• **TASK DESCRIPTION**: Print, please, exactly and only the lines between the line holding "Emit a web page" and the line holding "let green = '#76c453', blue", inclusive, omitting any pictures.

• **TASK INPUT**:

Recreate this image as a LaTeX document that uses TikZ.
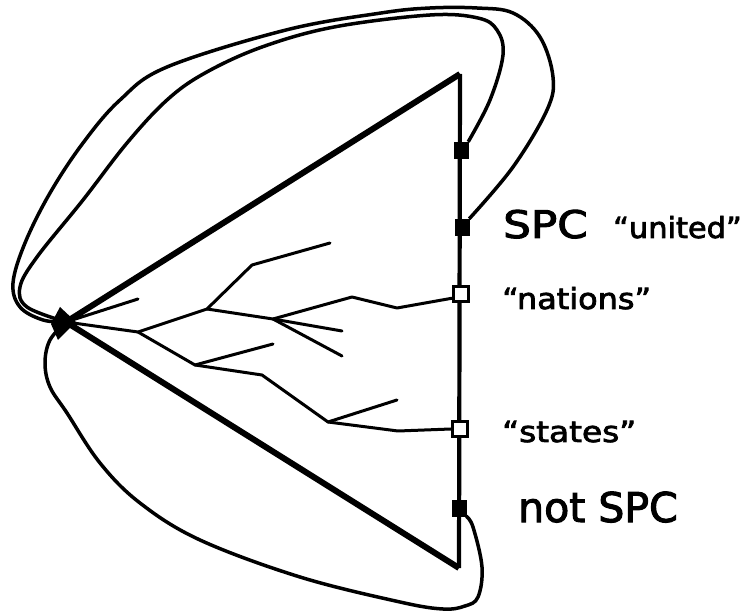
\documentclass[tikz,border=0pt]{standalone}
\usepackage{fontspec}
\usepackage{graphicx}
\setmainfont{DejaVu Sans}
\newfontfamily\lblfont{DejaVu Sans}[FakeBold=2.5]
\begin{document}
\begin{tikzpicture}[x=1pt,y=-1pt,
  tri/.style={line width=6pt},
  side/.style={line width=4.2pt},
  loopline/.style={line width=3.5pt, line join=round},
  branch/.style={line width=3pt, line join=round, line cap=round},
  fsq/.style={draw=black, fill=black, minimum width=14pt, minimum height=16pt, inner sep=0pt},
  osq/.style={draw=black, fill=white, line width=3.2pt, minimum width=15pt, minimum height=15pt, inner sep=0pt},
  lbl/.style={anchor=base west, inner sep=0pt, font=\lblfont},
]
\useasboundingbox (0,0) rectangle (748,612);
% triangle
\coordinate (apex) at (66,322);
\coordinate (top) at (460,74);
\coordinate (bot) at (459,568);
\draw[side] (top) -- (bot);
\draw[tri] (apex) -- (top);
\draw[tri] (apex) -- (bot);
% tree
\coordinate (Q) at (138,299);
\coordinate (A) at (138,332);
\coordinate (B) at (207,309);
\coordinate (C) at (252,265);
\coordinate (D) at (330,243);
\coordinate (E) at (273,319);
\coordinate (F) at (352,297);
\coordinate (G) at (397,308);
\coordinate (I) at (342,331);
\coordinate (J) at (342,356);
\coordinate (K) at (195,365);
\coordinate (L) at (273,344);
\coordinate (M) at (262,375);
\coordinate (N) at (328,422);
\coordinate (O) at (397,400);
\coordinate (P) at (398,431);
% squares
\node[fsq] (u1) at (461,150) {};
\node[fsq] (u2) at (462,227) {};
\node[osq] (nat) at (461,294) {};
\node[osq] (sta) at (460,429) {};
\node[fsq] (nsp) at (459,508) {};
\draw[branch] (apex) -- (Q);
\draw[branch] (apex) -- (A) -- (B) -- (C) -- (D);
\draw[branch] (B) -- (E) -- (F) -- (G) -- (nat.205);
\draw[branch] (E) -- (I);
\draw[branch] (E) -- (J);
\draw[branch] (A) -- (K) -- (L);
\draw[branch] (K) -- (M) -- (N) -- (O);
\draw[branch] (N) -- (P) -- (sta.west);
% loops
\draw[loopline] plot[smooth, tension=0.6] coordinates {(u1.north east) (490,100) (503,55) (497,30) (478,18) (430,15) (334,27) (262,47) (205,73) (167,100) (127,143) (83,200) (37,257) (20,287) (27,307) (apex)};
\draw[loopline] plot[smooth, tension=0.6] coordinates {(u2.north east) (513,167) (547,110) (553,77) (540,37) (513,13) (477,8) (430,8) (381,13) (286,30) (167,67) (120,100) (83,143) (50,193) (25,243) (13,283) (20,307) (43,320) (apex)};
\draw[loopline] plot[smooth, tension=0.6] coordinates {(nsp.south east) (473,527) (482,567) (478,597) (465,606) (443,609) (400,602) (300,577) (200,540) (140,503) (100,463) (67,413) (50,387) (45,363) (50,340) (apex)};
% apex marker
\fill (60,307) -- (76,322) -- (58,340) -- (51,324) -- cycle;
% labels
\node[lbl] (spc) at (503,238) {\fontsize{38}{38}\selectfont\scalebox{1.15}[1]{SPC}};
\node[lbl] (uni) at (613,238) {\fontsize{29}{29}\selectfont\scalebox{1.05}[1]{“united”}};
\node[lbl] (natl) at (502,309) {\fontsize{29}{29}\selectfont\scalebox{1.1}[1]{“nations”}};
\node[lbl] (stal) at (502,442) {\fontsize{29}{29}\selectfont\scalebox{1.13}[1]{“states”}};
\node[lbl] (nspl) at (518,522) {\fontsize{41}{41}\selectfont not SPC};
\end{tikzpicture}
\end{document}
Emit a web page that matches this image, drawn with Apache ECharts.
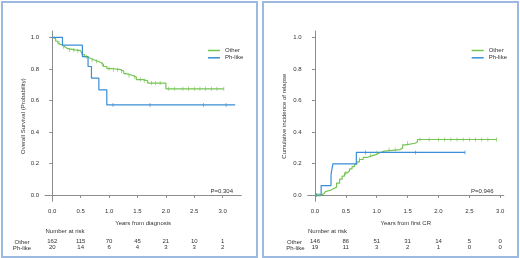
<!DOCTYPE html>
<html>
<head>
<meta charset="utf-8">
<script src="https://cdn.jsdelivr.net/npm/echarts@6/dist/echarts.min.js"></script>
<style>
  html, body { margin: 0; padding: 0; background: #fff; }
  #item { width: 520px; height: 258px; }
</style>
</head>
<body>
<div id="item"></div>
<script>
	var item = echarts.init(document.getElementById('item'));
	/*-- 左图：总生存 (时间, 生存率) --*/
	let osOther = [[0,1],[0.03,0.99],[0.06,0.975],[0.1,0.962],[0.13,0.952],[0.17,0.94],[0.22,0.928],[0.27,0.92],[0.4,0.915],[0.5,0.905],
		[0.53,0.89],[0.57,0.877],[0.62,0.866],[0.68,0.856],[0.74,0.848],[0.8,0.84],[0.86,0.828],[0.9,0.815],[0.96,0.802],[1.05,0.795],
		[1.2,0.785],[1.26,0.77],[1.3,0.758],[1.42,0.748],[1.48,0.732],[1.6,0.724],[1.68,0.71],[2.0,0.673],[3.02,0.673]];
	let osPh = [[0,1],[0.18,0.95],[0.53,0.878],[0.63,0.815],[0.69,0.741],[0.82,0.667],[0.96,0.571],[3.22,0.571]];
	let osOtherCensor = [0.12,0.2,0.3,0.38,0.45,0.6,0.7,0.78,0.88,1.0,1.08,1.15,1.22,1.35,1.45,1.55,1.62,1.75,1.82,1.9,2.05,2.15,2.3,2.4,2.5,2.6,2.7,2.8,2.9,3.02];
	let osPhCensor = [1.07,1.72,2.66,3.06];
	/*-- 右图：累积复发率 --*/
	let cirOther = [[0,0],[0.1,0.007],[0.14,0.014],[0.17,0.021],[0.2,0.03],[0.25,0.04],[0.3,0.05],[0.35,0.075],[0.4,0.1],[0.44,0.12],
		[0.48,0.14],[0.52,0.152],[0.56,0.165],[0.6,0.18],[0.64,0.195],[0.68,0.21],[0.72,0.225],[0.78,0.238],[0.84,0.25],[0.93,0.258],
		[1.0,0.268],[1.05,0.278],[1.12,0.288],[1.38,0.298],[1.42,0.318],[1.47,0.328],[1.62,0.338],[1.66,0.352],[2.94,0.352]];
	let cirPh = [[0,0],[0.1,0.06],[0.26,0.13],[0.29,0.197],[0.67,0.27],[2.43,0.27]];
	let cirOtherCensor = [0.02,0.05,0.08,0.5,0.72,0.9,1.0,1.2,1.3,1.5,1.7,1.85,2.0,2.1,2.2,2.3,2.4,2.5,2.6,2.7,2.8,2.94];
	let cirPhCensor = [0.02,0.82,1.63,2.43];
	/*-- 刻度 --*/
	let xTicksL = [0,0.5,1,1.5,2,2.5,3];
	let xTicksR = [0,0.5,1,1.5,2,2.5,3];
	let yTicks = [0,0.2,0.4,0.6,0.8,1];
	/*-- 风险人数 --*/
	let riskOtherL = [162,115,70,45,21,10,1];
	let riskPhL = [20,14,6,4,3,3,2];
	let riskOtherR = [146,86,51,31,14,5,0];
	let riskPhR = [19,11,3,2,1,0,0];

	let green = '#76c453', blue = '#3a8dd6', txt = '#333', axisC = '#8c8c8c';

	//删失点的高度取自阶梯曲线
	function stepAt(steps, t){
		let v = steps[0][1];
		for (let i = 0; i < steps.length; i++) { if (steps[i][0] <= t) v = steps[i][1]; }
		return v;
	}
	function censor(steps, times){ return times.map(function(t){ return [t, stepAt(steps, t)]; }); }

	function mainX(grid, min, max, ticks, name){
		return {
			type: 'value', gridIndex: grid, min: min, max: max,
			name: name, nameLocation: 'middle', nameGap: 19,
			nameTextStyle: { color: txt, fontSize: 6, fontFamily: 'Liberation Sans' },
			axisLine: { show: true, lineStyle: { color: axisC, width: 1 } },
			axisTick: { show: true, length: 3, customValues: ticks, lineStyle: { color: axisC } },
			axisLabel: { customValues: ticks, margin: 7, color: txt, fontSize: 6, fontFamily: 'Liberation Sans',
				formatter: function(v){ return v.toFixed(1); } },
			splitLine: { show: false }
		};
	}
	function riskX(grid, min, max, ticks, counts, offset){
		return {
			type: 'value', gridIndex: grid, min: min, max: max, position: 'bottom', offset: offset,
			axisLine: { show: false }, axisTick: { show: false }, splitLine: { show: false },
			axisLabel: { customValues: ticks, margin: 0, color: txt, fontSize: 6, fontFamily: 'Liberation Sans',
				formatter: function(v){ return String(counts[ticks.indexOf(v)]); } }
		};
	}
	function mainY(grid, name, gap){
		return {
			type: 'value', gridIndex: grid, min: -0.04, max: 1.04,
			name: name, nameLocation: 'middle', nameGap: gap,
			nameTextStyle: { color: txt, fontSize: 6, fontFamily: 'Liberation Sans' },
			axisLine: { show: true, lineStyle: { color: axisC, width: 1 } },
			axisTick: { show: true, length: 3, customValues: yTicks, lineStyle: { color: axisC } },
			axisLabel: { customValues: yTicks, margin: 6, color: txt, fontSize: 6, fontFamily: 'Liberation Sans',
				formatter: function(v){ return v.toFixed(1); } },
			splitLine: { show: false }
		};
	}
	function stepLine(name, data, color, x, y){
		return { name: name, type: 'line', step: 'end', xAxisIndex: x, yAxisIndex: y, data: data,
			showSymbol: false, silent: true, lineStyle: { color: color, width: 1.2 }, itemStyle: { color: color }, z: 2 };
	}
	function ticks(name, data, color, x, y){
		return { name: name, type: 'scatter', xAxisIndex: x, yAxisIndex: y, data: data, silent: true,
			symbol: 'rect', symbolSize: [0.8, 4], itemStyle: { color: color }, z: 3 };
	}
	let legendBase = {
		orient: 'vertical', itemWidth: 12, itemHeight: 1.5, itemGap: 0.3, icon: 'rect',
		data: ['Other', 'Ph-like'],
		textStyle: { color: txt, fontSize: 6, lineHeight: 7, fontFamily: 'Liberation Sans' }
	};
	let small = { fill: txt, fontSize: 6, fontFamily: 'Liberation Sans' };

	let _item = {
		animation: false,
		grid: [
			{ left: 45, top: 31, width: 196.3, height: 170.3 },
			{ left: 307.7, top: 31, width: 196.1, height: 170.3 }
		],
		legend: [
			Object.assign({ left: 203, top: 42 }, legendBase),
			Object.assign({ left: 466.7, top: 42 }, legendBase)
		],
		xAxis: [
			mainX(0, -0.128, 3.328, xTicksL, 'Years from diagnosis'),
			riskX(0, -0.128, 3.328, xTicksL, riskOtherL, 37.4),
			riskX(0, -0.128, 3.328, xTicksL, riskPhL, 43.3),
			mainX(1, -0.1176, 3.0576, xTicksR, 'Years from first CR'),
			riskX(1, -0.1176, 3.0576, xTicksR, riskOtherR, 37.4),
			riskX(1, -0.1176, 3.0576, xTicksR, riskPhR, 43.3)
		],
		yAxis: [
			mainY(0, 'Overall Survival (Probability)', 17),
			mainY(1, 'Cumulative incidence of relapse', 20)
		],
		series: [
			stepLine('Other', osOther, green, 0, 0),
			stepLine('Ph-like', osPh, blue, 0, 0),
			ticks('Other', censor(osOther, osOtherCensor), green, 0, 0),
			ticks('Ph-like', censor(osPh, osPhCensor), blue, 0, 0),
			stepLine('Other', cirOther, green, 3, 1),
			stepLine('Ph-like', cirPh, blue, 3, 1),
			ticks('Other', censor(cirOther, cirOtherCensor), green, 3, 1),
			ticks('Ph-like', censor(cirPh, cirPhCensor), blue, 3, 1)
		],
		graphic: [
			//外框
			{ type: 'rect', shape: { x: 2, y: 2, width: 255, height: 255 }, style: { fill: 'none', stroke: '#9cb9e0', lineWidth: 2 }, silent: true },
			{ type: 'rect', shape: { x: 263, y: 2, width: 255, height: 255 }, style: { fill: 'none', stroke: '#9cb9e0', lineWidth: 2 }, silent: true },
			{ type: 'text', x: 233, y: 191, style: Object.assign({ text: 'P=0.304', align: 'right', verticalAlign: 'middle' }, small) },
			{ type: 'text', x: 493.5, y: 191, style: Object.assign({ text: 'P=0.946', align: 'right', verticalAlign: 'middle' }, small) },
			{ type: 'text', x: 45.5, y: 231, style: Object.assign({ text: 'Number at risk', align: 'left', verticalAlign: 'middle' }, small) },
			{ type: 'text', x: 308, y: 231, style: Object.assign({ text: 'Number at risk', align: 'left', verticalAlign: 'middle' }, small) },
			{ type: 'text', x: 22, y: 242, style: Object.assign({ text: 'Other', align: 'center', verticalAlign: 'middle' }, small) },
			{ type: 'text', x: 22, y: 248, style: Object.assign({ text: 'Ph-like', align: 'center', verticalAlign: 'middle' }, small) },
			{ type: 'text', x: 302, y: 242, style: Object.assign({ text: 'Other', align: 'right', verticalAlign: 'middle' }, small) },
			{ type: 'text', x: 304.5, y: 248, style: Object.assign({ text: 'Ph-like', align: 'right', verticalAlign: 'middle' }, small) }
		]
	};
	item.setOption(_item);
</script>
</body>
</html>
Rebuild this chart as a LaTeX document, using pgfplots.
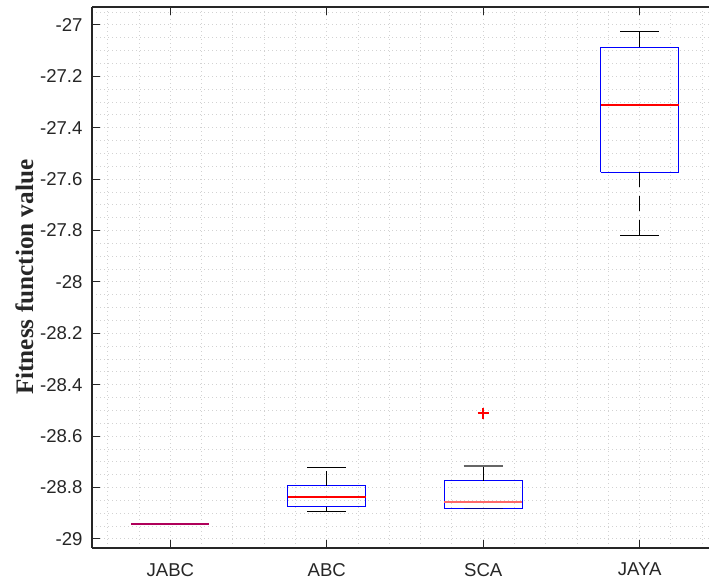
\documentclass[border=0pt]{standalone}
\usepackage{pgfplots}
\pgfplotsset{compat=1.18}
\usepackage{fontspec}
\setmainfont{Liberation Sans}
\newfontfamily\labelfont{Liberation Serif}
\definecolor{axgray}{RGB}{38,38,38}
\definecolor{gridgray}{RGB}{210,210,210}
\definecolor{boxblue}{RGB}{0,0,255}
\definecolor{medianred}{RGB}{255,0,0}
\definecolor{jabccol}{RGB}{175,0,90}
\definecolor{scared}{RGB}{255,105,105}
\begin{document}
\begin{tikzpicture}
\begin{axis}[
  name=ax,
  scale only axis,
  width=308.45pt, height=270.5pt,
  xmin=0.5, xmax=4.443,
  ymin=-29.034, ymax=-26.929,
  axis x line*=box, axis y line*=left,
  axis line style={axgray, line width=0.85pt},
  xtick={1,2,3,4}, xticklabels={JABC,ABC,SCA,JAYA},
  ytick={-29,-28.8,-28.6,-28.4,-28.2,-28,-27.8,-27.6,-27.4,-27.2,-27},
  yticklabels={-29,-28.8,-28.6,-28.4,-28.2,-28,-27.8,-27.6,-27.4,-27.2,-27},
  minor xtick={0.6,0.8,1.2,1.4,1.6,1.8,2.2,2.4,2.6,2.8,3.2,3.4,3.6,3.8,4.2,4.4},
  minor ytick={-29,-28.95,...,-26.94},
  grid=both,
  major grid style={gridgray, line width=0.5pt, dash pattern=on 0.5pt off 1.5pt},
  minor grid style={gridgray, line width=0.5pt, dash pattern=on 0.5pt off 1.5pt},
  tick align=inside,
  major tick length=4pt,
  minor tick length=0pt,
  tick style={axgray, line width=0.5pt},
  ticklabel style={font=\fontsize{9.3}{11}\selectfont, text=axgray},
  yticklabel style={anchor=east, inner sep=0pt, xshift=-4.6pt},
  xticklabel style={anchor=north, inner sep=0pt, yshift=-7.5pt},
  ylabel={Fitness function value},
  every axis y label/.style={at={(axis description cs:-0.0957,0.5)}, rotate=90, anchor=base,
     font=\labelfont\bfseries\fontsize{12.6}{14}\selectfont, text=axgray},
]
% JABC (collapsed box)
\addplot[color=jabccol, line width=1pt] coordinates {(0.75,-28.942) (1.25,-28.942)};

% ABC
\addplot[color=boxblue, line width=0.5pt] coordinates {(1.75,-28.874) (2.25,-28.874) (2.25,-28.793) (1.75,-28.793) (1.75,-28.874)};
\addplot[color=medianred, line width=0.8pt] coordinates {(1.75,-28.837) (2.25,-28.837)};
\addplot[color=black, line width=0.5pt, dash pattern=on 7.5pt off 4.5pt] coordinates {(2,-28.793) (2,-28.721)};
\addplot[color=black, line width=0.5pt] coordinates {(2,-28.874) (2,-28.892)};
\addplot[color=black, line width=0.5pt] coordinates {(1.875,-28.721) (2.125,-28.721)};
\addplot[color=black, line width=0.5pt] coordinates {(1.875,-28.892) (2.125,-28.892)};

% SCA
\addplot[color=boxblue, line width=0.5pt] coordinates {(2.75,-28.881) (3.25,-28.881) (3.25,-28.774) (2.75,-28.774) (2.75,-28.881)};
\addplot[color=scared, line width=1pt] coordinates {(2.75,-28.856) (3.25,-28.856)};
\addplot[color=black, line width=0.5pt] coordinates {(3,-28.774) (3,-28.716)};
\addplot[color=black!60, line width=0.8pt] coordinates {(2.875,-28.716) (3.125,-28.716)};
\addplot[color=blue!60!black, line width=0.6pt] coordinates {(2.875,-28.883) (3.125,-28.883)};
\addplot[only marks, mark=+, mark size=2.8pt, color=medianred, mark options={color=medianred, line width=0.8pt}] coordinates {(3,-28.511)};

% JAYA
\addplot[color=boxblue, line width=0.5pt] coordinates {(3.75,-27.573) (4.25,-27.573) (4.25,-27.086) (3.75,-27.086) (3.75,-27.573)};
\addplot[color=medianred, line width=0.8pt] coordinates {(3.75,-27.312) (4.25,-27.312)};
\addplot[color=black, line width=0.5pt, dash pattern=on 7.5pt off 4.5pt] coordinates {(4,-27.573) (4,-27.818)};
\addplot[color=black, line width=0.5pt] coordinates {(4,-27.086) (4,-27.025)};
\addplot[color=black, line width=0.5pt] coordinates {(3.875,-27.818) (4.125,-27.818)};
\addplot[color=black, line width=0.5pt] coordinates {(3.875,-27.025) (4.125,-27.025)};
\end{axis}
\pgfresetboundingbox
\path[use as bounding box] ([xshift=-46.05pt,yshift=-19.15pt]ax.south west) rectangle ([yshift=3.35pt]ax.north east);
\end{tikzpicture}
\end{document}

• **RESULT FOR THIS TASK**:
Emit a web page that matches this image, drawn with Apache ECharts.
<!DOCTYPE html>
<html>
<head>
<meta charset="utf-8">
<script src="https://cdn.jsdelivr.net/npm/echarts@6/dist/echarts.min.js"></script>
<style>
  html, body { margin: 0; padding: 0; background: #fff; }
  #item { width: 520px; height: 258px; }
</style>
</head>
<body>
<div id="item"></div>
<script>
	var item = echarts.init(document.getElementById('item'));
	/*-- 左图：总生存 (时间, 生存率) --*/
	let osOther = [[0,1],[0.03,0.99],[0.06,0.975],[0.1,0.962],[0.13,0.952],[0.17,0.94],[0.22,0.928],[0.27,0.92],[0.4,0.915],[0.5,0.905],
		[0.53,0.89],[0.57,0.877],[0.62,0.866],[0.68,0.856],[0.74,0.848],[0.8,0.84],[0.86,0.828],[0.9,0.815],[0.96,0.802],[1.05,0.795],
		[1.2,0.785],[1.26,0.77],[1.3,0.758],[1.42,0.748],[1.48,0.732],[1.6,0.724],[1.68,0.71],[2.0,0.673],[3.02,0.673]];
	let osPh = [[0,1],[0.18,0.95],[0.53,0.878],[0.63,0.815],[0.69,0.741],[0.82,0.667],[0.96,0.571],[3.22,0.571]];
	let osOtherCensor = [0.12,0.2,0.3,0.38,0.45,0.6,0.7,0.78,0.88,1.0,1.08,1.15,1.22,1.35,1.45,1.55,1.62,1.75,1.82,1.9,2.05,2.15,2.3,2.4,2.5,2.6,2.7,2.8,2.9,3.02];
	let osPhCensor = [1.07,1.72,2.66,3.06];
	/*-- 右图：累积复发率 --*/
	let cirOther = [[0,0],[0.1,0.007],[0.14,0.014],[0.17,0.021],[0.2,0.03],[0.25,0.04],[0.3,0.05],[0.35,0.075],[0.4,0.1],[0.44,0.12],
		[0.48,0.14],[0.52,0.152],[0.56,0.165],[0.6,0.18],[0.64,0.195],[0.68,0.21],[0.72,0.225],[0.78,0.238],[0.84,0.25],[0.93,0.258],
		[1.0,0.268],[1.05,0.278],[1.12,0.288],[1.38,0.298],[1.42,0.318],[1.47,0.328],[1.62,0.338],[1.66,0.352],[2.94,0.352]];
	let cirPh = [[0,0],[0.1,0.06],[0.26,0.13],[0.29,0.197],[0.67,0.27],[2.43,0.27]];
	let cirOtherCensor = [0.02,0.05,0.08,0.5,0.72,0.9,1.0,1.2,1.3,1.5,1.7,1.85,2.0,2.1,2.2,2.3,2.4,2.5,2.6,2.7,2.8,2.94];
	let cirPhCensor = [0.02,0.82,1.63,2.43];
	/*-- 刻度 --*/
	let xTicksL = [0,0.5,1,1.5,2,2.5,3];
	let xTicksR = [0,0.5,1,1.5,2,2.5,3];
	let yTicks = [0,0.2,0.4,0.6,0.8,1];
	/*-- 风险人数 --*/
	let riskOtherL = [162,115,70,45,21,10,1];
	let riskPhL = [20,14,6,4,3,3,2];
	let riskOtherR = [146,86,51,31,14,5,0];
	let riskPhR = [19,11,3,2,1,0,0];

	let green = '#76c453', blue = '#3a8dd6', txt = '#333', axisC = '#8c8c8c';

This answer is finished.